### GIVEN INSTRUCTION
Lines containing the word "matplotlib" should be extracted in full.

### DATASET EXCERPT
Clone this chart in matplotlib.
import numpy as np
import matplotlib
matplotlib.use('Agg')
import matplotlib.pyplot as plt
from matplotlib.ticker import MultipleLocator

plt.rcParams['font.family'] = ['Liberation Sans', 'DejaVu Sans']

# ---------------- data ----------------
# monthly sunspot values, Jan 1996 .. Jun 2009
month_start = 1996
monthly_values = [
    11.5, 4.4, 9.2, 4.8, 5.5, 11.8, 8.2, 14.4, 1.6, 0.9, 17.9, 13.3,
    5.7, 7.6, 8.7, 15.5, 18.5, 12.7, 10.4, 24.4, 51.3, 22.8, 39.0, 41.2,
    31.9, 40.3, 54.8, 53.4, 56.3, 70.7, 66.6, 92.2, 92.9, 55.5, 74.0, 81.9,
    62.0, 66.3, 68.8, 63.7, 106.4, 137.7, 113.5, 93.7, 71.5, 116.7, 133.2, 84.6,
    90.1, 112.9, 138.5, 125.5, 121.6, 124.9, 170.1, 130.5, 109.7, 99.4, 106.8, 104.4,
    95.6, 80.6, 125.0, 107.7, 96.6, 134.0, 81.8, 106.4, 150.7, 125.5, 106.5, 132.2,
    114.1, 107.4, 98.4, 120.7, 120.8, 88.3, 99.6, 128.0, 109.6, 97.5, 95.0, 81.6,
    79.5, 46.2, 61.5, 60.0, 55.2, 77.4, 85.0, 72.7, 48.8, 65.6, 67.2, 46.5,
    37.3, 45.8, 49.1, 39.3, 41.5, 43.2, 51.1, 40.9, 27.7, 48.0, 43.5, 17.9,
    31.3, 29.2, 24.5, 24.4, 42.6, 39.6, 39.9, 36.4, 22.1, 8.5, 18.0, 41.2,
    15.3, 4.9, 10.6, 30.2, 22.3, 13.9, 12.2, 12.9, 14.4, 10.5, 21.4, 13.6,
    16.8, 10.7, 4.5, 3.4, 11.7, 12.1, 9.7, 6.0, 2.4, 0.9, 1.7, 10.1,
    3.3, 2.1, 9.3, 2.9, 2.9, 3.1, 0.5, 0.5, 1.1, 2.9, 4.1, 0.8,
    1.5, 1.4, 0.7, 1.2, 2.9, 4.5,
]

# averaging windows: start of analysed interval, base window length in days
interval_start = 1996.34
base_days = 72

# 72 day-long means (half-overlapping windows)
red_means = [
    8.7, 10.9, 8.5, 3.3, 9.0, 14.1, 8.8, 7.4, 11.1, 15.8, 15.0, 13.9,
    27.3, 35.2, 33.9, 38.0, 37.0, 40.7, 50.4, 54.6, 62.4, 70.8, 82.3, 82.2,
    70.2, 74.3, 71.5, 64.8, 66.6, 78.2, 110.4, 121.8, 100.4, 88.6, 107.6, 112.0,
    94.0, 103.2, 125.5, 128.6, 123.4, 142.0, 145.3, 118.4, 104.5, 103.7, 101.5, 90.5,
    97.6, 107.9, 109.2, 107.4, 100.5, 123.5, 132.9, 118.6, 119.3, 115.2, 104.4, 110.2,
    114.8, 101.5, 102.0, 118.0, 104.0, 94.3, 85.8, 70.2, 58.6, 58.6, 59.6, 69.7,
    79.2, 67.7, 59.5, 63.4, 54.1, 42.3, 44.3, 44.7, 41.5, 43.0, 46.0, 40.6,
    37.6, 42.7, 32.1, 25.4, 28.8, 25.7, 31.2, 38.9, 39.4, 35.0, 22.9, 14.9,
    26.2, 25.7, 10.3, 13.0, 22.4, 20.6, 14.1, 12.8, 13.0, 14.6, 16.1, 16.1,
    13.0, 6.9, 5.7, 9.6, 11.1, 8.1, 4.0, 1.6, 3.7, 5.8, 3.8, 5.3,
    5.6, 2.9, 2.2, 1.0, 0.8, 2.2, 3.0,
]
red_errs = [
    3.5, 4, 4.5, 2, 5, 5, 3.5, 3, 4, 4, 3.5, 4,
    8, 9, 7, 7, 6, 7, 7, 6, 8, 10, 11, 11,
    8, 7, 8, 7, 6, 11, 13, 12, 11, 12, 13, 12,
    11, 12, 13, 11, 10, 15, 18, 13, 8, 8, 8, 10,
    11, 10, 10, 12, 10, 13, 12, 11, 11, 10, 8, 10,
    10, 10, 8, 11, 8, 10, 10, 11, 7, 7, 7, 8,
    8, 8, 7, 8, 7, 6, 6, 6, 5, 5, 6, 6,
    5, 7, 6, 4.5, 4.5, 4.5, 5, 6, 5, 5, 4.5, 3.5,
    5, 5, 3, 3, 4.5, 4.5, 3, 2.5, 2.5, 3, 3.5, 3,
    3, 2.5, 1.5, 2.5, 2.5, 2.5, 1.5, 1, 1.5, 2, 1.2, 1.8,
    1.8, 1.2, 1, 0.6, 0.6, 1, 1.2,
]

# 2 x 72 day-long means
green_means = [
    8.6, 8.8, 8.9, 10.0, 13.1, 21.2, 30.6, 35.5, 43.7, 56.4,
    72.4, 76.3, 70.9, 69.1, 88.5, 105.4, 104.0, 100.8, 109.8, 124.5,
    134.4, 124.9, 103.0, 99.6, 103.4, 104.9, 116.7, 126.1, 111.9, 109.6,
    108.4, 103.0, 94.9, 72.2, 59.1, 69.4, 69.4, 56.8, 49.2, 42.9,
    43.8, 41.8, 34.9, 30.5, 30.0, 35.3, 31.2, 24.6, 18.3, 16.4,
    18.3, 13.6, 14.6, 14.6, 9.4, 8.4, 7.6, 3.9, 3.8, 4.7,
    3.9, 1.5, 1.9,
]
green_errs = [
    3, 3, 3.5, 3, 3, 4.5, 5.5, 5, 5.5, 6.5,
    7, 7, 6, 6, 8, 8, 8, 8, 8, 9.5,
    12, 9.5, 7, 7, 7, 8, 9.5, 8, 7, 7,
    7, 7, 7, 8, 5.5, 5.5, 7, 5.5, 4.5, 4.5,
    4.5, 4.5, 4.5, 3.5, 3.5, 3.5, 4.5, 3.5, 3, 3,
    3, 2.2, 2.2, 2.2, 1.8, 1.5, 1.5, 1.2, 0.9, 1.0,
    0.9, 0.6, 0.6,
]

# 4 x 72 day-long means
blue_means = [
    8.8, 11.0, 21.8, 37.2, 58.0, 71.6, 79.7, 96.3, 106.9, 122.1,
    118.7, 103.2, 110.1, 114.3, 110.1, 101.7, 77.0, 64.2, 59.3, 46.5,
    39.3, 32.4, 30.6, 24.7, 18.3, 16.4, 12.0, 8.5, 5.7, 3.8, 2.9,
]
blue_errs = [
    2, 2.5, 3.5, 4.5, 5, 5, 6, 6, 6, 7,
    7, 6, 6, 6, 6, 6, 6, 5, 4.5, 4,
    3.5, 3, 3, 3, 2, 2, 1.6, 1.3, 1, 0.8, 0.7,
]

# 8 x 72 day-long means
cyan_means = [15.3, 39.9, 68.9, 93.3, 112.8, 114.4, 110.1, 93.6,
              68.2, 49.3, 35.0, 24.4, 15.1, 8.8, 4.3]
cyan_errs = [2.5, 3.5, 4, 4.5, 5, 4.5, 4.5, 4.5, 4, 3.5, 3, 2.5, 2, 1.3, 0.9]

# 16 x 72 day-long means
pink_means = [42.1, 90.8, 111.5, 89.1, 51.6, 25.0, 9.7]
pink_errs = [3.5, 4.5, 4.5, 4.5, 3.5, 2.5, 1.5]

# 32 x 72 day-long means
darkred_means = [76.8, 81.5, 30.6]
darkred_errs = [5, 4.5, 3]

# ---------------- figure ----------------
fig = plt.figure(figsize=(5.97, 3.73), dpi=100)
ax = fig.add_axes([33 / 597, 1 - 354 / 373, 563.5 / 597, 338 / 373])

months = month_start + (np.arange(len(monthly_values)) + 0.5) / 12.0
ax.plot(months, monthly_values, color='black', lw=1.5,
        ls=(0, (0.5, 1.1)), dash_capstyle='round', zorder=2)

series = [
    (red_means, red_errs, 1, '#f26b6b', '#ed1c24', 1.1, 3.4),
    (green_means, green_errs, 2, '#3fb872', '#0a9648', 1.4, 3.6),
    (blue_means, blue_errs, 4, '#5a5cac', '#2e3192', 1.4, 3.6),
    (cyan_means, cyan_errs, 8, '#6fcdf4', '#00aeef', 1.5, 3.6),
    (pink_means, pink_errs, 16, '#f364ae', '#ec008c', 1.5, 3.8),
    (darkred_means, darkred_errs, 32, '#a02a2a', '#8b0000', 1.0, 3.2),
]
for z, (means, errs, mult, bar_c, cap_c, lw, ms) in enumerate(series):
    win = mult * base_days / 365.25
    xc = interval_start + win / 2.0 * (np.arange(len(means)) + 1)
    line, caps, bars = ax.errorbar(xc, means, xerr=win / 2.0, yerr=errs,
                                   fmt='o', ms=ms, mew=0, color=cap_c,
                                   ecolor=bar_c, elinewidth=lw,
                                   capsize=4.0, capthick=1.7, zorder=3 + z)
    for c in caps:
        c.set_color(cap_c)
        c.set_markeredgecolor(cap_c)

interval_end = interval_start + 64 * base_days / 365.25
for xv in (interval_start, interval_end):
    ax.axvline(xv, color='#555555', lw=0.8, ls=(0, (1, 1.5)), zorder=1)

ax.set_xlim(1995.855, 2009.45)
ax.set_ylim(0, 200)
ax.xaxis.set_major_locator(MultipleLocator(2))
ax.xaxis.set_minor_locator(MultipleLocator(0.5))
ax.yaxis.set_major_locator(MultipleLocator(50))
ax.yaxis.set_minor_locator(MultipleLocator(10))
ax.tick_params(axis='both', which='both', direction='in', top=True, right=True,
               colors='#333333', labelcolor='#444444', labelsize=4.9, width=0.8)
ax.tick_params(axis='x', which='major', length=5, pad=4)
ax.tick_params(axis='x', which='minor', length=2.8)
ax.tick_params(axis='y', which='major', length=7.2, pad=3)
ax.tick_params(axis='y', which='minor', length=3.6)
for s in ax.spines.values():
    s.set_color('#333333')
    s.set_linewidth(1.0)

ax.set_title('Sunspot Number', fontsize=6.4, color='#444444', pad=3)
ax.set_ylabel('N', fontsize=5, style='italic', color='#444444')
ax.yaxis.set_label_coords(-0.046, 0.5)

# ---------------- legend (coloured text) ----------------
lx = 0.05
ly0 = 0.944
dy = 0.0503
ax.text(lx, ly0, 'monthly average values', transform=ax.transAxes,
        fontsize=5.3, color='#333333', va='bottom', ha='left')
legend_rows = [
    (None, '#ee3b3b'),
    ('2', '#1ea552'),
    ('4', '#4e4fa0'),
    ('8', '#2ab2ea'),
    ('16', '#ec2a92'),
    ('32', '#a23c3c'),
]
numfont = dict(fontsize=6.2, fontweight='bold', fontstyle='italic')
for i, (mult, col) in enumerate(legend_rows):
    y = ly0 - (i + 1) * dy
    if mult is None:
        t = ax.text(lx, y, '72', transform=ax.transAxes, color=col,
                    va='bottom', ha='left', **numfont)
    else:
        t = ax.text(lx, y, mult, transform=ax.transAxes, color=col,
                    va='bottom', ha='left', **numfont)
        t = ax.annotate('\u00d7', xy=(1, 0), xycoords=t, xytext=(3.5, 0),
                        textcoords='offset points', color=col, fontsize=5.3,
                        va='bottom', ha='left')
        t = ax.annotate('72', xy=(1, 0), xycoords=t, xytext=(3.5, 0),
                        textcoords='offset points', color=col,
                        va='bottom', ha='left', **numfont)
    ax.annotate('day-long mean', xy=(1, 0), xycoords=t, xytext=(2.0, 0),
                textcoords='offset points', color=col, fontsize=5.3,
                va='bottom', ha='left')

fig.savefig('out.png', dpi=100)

### TASK SOLUTION
Clone this chart in matplotlib.
import matplotlib
matplotlib.use('Agg')
import matplotlib.pyplot as plt
from matplotlib.ticker import MultipleLocator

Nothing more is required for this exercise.